One of our go-to resources for activities and ideas for making retrospectives more engaging.
When going into your retros (or any of your work for that matter), it’s easy to focus on actions and outcomes. But, digging deeper to understand the emotions, psychology and backgrounds of the individuals behind those actions and outcomes can prove to not only be super powerful, but also game changing. We LOVE this lookbook from Matter-Mind Studio. It’s filled with tons of great tools and methods to help you uncover that deeper understanding and address it productively moving forward.
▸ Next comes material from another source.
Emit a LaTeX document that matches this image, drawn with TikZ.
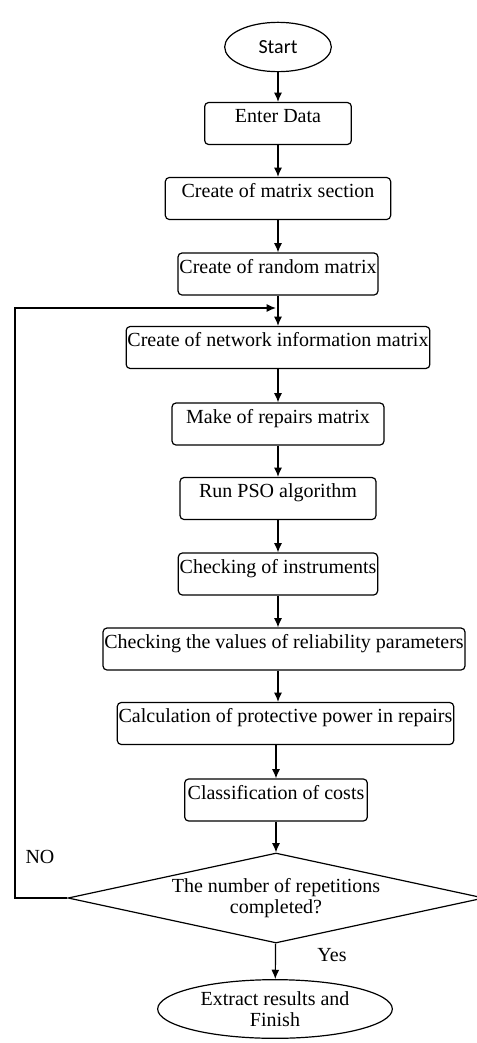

A helpful resource—and one of our top recommended reads all year round—to guide you through more meaningful conversations with colleagues.
Running a retro that’s framed around your org or team’s current resources? Our very own Timothy Moore recommends using the Bug / Smug List from the University Innovation Fellows’ Teaching and Learning Studio at Stanford University. It’s a great tool for replacing run-of-the-mill language with something more playful.
Make it Visual
By visually capturing important information from your debrief, you can highlight top learnings and create an artifact that you can reflect back to in the coming year, the next month or during your next project.
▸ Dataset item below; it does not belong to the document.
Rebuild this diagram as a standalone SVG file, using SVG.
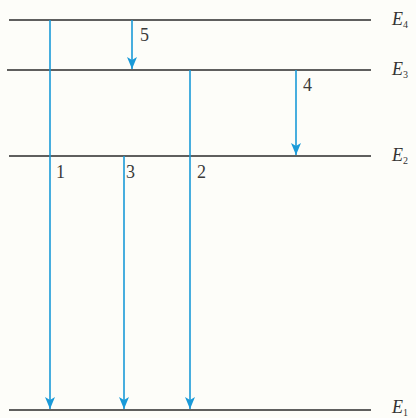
<svg xmlns="http://www.w3.org/2000/svg" width="416" height="418" viewBox="0 0 416 418">
<style>
.lvl{stroke:#2a2a2a;stroke-width:1.6}
.arr{stroke:#1a9ad8;stroke-width:1.6;fill:none;marker-end:url(#ahd)}
.num{font-family:"Liberation Serif",serif;font-size:18px;fill:#3a3a3a}
.e{font-family:"Liberation Serif",serif;font-style:italic;font-size:18px;fill:#333}
.sub{font-size:10px;font-style:normal}
</style>
<defs>
<marker id="ahd" markerUnits="userSpaceOnUse" markerWidth="10" markerHeight="14" viewBox="0 0 10 14" refX="5" refY="13" orient="0">
<path d="M0,1 L5,4 L10,1 L5,13 Z" fill="#1a9ad8"/>
</marker>
</defs>
<rect width="416" height="418" fill="#fdfdf9"/>
<g id="levels">
<g id="E4"><line class="lvl" x1="9" y1="20" x2="371" y2="20"/><text class="e" x="392" y="25">E<tspan class="sub" dy="3">4</tspan></text></g>
<g id="E3"><line class="lvl" x1="7" y1="70" x2="371" y2="70"/><text class="e" x="392" y="75">E<tspan class="sub" dy="3">3</tspan></text></g>
<g id="E2"><line class="lvl" x1="9" y1="156" x2="371" y2="156"/><text class="e" x="392" y="161">E<tspan class="sub" dy="3">2</tspan></text></g>
<g id="E1"><line class="lvl" x1="9" y1="410" x2="371" y2="410"/><text class="e" x="392" y="413">E<tspan class="sub" dy="3">1</tspan></text></g>
</g>
<g id="connectors">
<line class="arr" x1="50" y1="20" x2="50" y2="409"/>
<line class="arr" x1="132" y1="20" x2="132" y2="69"/>
<line class="arr" x1="190" y1="70" x2="190" y2="409"/>
<line class="arr" x1="296" y1="70" x2="296" y2="155"/>
<line class="arr" x1="124" y1="156" x2="124" y2="409"/>
</g>
<g id="labels">
<text class="num" x="140" y="41">5</text>
<text class="num" x="303" y="91">4</text>
<text class="num" x="56" y="178">1</text>
<text class="num" x="126" y="178">3</text>
<text class="num" x="197" y="178">2</text>
</g>
</svg>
Check out Sunni Brown’s article, The Miseducation of the Doodle for a great how-to guide to get you started.
Make it Relevant
Though retros can sometimes lean into heavier topics, that doesn’t mean you can’t have some fun. Try seasonal concepts: What has sprung up for you, what is cold, what is coming in hot/give you heat/making you sweat, what has fallen away, etc.
We recently had a Thanksgiving-themed, team monthly retro that got pretty goofy and used an extensive amount of holiday puns, but the creativity and break from the seriousness helped put the team in a more open mindset.
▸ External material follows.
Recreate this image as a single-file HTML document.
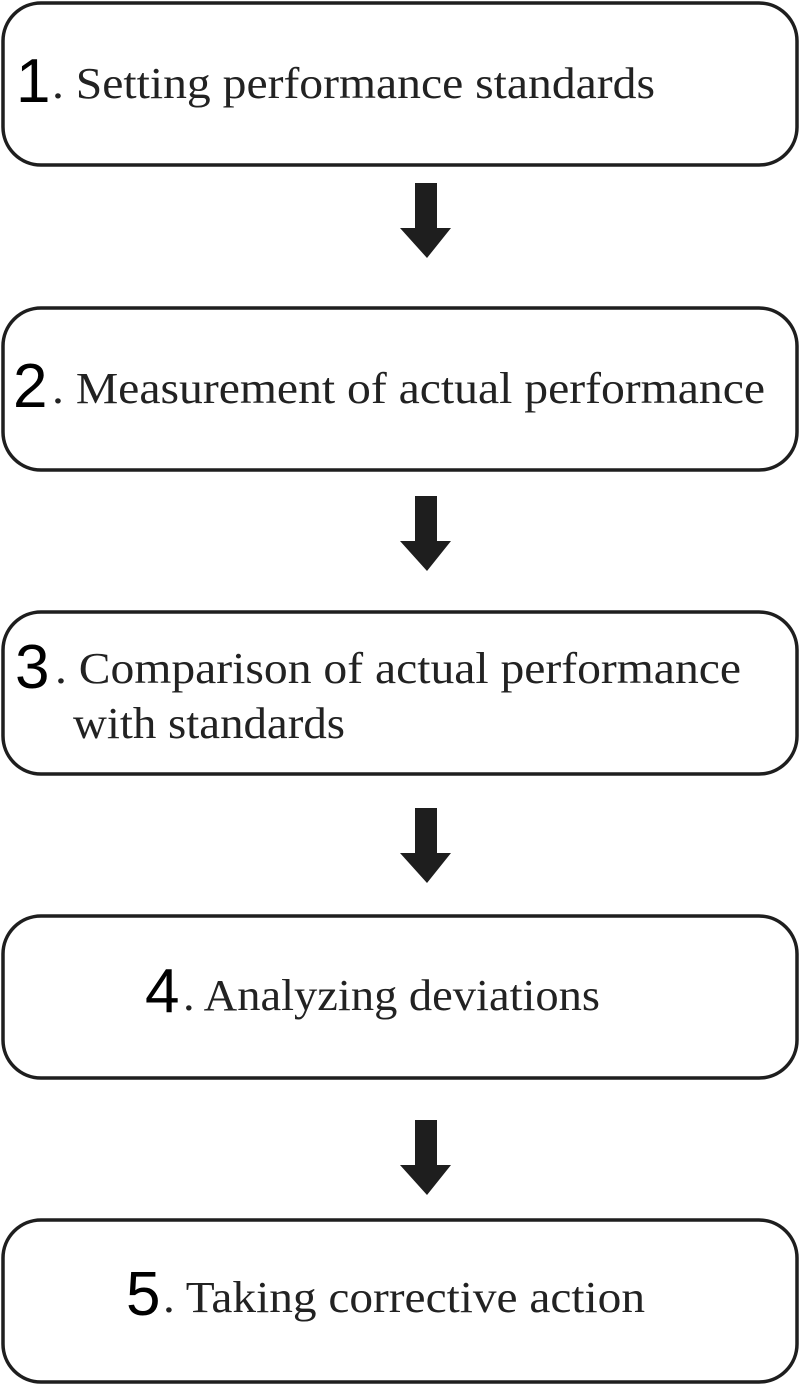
<!DOCTYPE html>
<html><head><meta charset="utf-8"><style>html,body{margin:0;padding:0;background:#fff}svg{display:block}</style></head>
<body>
<svg width="800" height="1386" viewBox="0 0 800 1386" xmlns="http://www.w3.org/2000/svg">
<g fill="none" stroke="#1e1e1e" stroke-width="3.5">
<rect x="3" y="3" width="794" height="162" rx="38"/>
<rect x="3" y="308" width="794" height="162" rx="38"/>
<rect x="3" y="612" width="794" height="162" rx="38"/>
<rect x="3" y="916" width="794" height="162" rx="38"/>
<rect x="3" y="1220" width="794" height="162" rx="38"/>
</g>
<g fill="#1e1e1e">
<path d="M415 183H437V228H451L427 258L400 228H415Z"/>
<path d="M415 496H437V541H451L427 571L400 541H415Z"/>
<path d="M415 808H437V853H451L427 883L400 853H415Z"/>
<path d="M415 1120H437V1165H451L427 1195L400 1165H415Z"/>
</g>
<g font-family="Liberation Sans, sans-serif" font-size="62" fill="#000">
<text x="16" y="102">1</text>
<text x="13" y="407">2</text>
<text x="15" y="688">3</text>
<text x="145" y="1012">4</text>
<text x="126" y="1315">5</text>
</g>
<g font-family="Liberation Serif, serif" font-size="44" fill="#222">
<text x="52" y="98" textLength="603" lengthAdjust="spacingAndGlyphs">. Setting performance  standards</text>
<text x="52" y="403" textLength="713" lengthAdjust="spacingAndGlyphs">. Measurement of actual performance</text>
<text x="55" y="683" textLength="686" lengthAdjust="spacingAndGlyphs">. Comparison of actual performance</text>
<text x="73" y="738" textLength="272" lengthAdjust="spacingAndGlyphs">with standards</text>
<text x="183" y="1010" textLength="417" lengthAdjust="spacingAndGlyphs">. Analyzing deviations</text>
<text x="163" y="1312" textLength="482" lengthAdjust="spacingAndGlyphs">. Taking corrective action</text>
</g>
</svg>
</body></html>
Get Creative When it’s Hard to Find the Time
Having trouble getting everyone in one room at the same time? Frequently, there are times where no one from our team is in the office. Rather than skip the retro, we each do solo, personal reflection whenever it makes sense for us—coffee, lunch, on an airplane, grabbing a beer at local bar—and then share our top highlights and learnings with the entire team. Here’s how to do it:
- Create a shared digital space (Google Docs, Slack channel, etc.) where team members can share their reflections on their own time.
- Send out a prompt. (Examples: What’s one thing you’ve learned over the past month? How are you going to try to adopt this learning? How might we all benefit from this knowledge?)
- Encourage a format and space that works best for each person.
The rest is up to each person! It’s a great way for the team to stay connected even when we’re not together.
Not everyone on your team is going to geek out with excitement when they see it’s time for a team retro. The Book of Awesome is a fun resource to help inspire you and your team to don your awesome goggles and look for the awesome in life. It’s a great ritual to bake into your team retros.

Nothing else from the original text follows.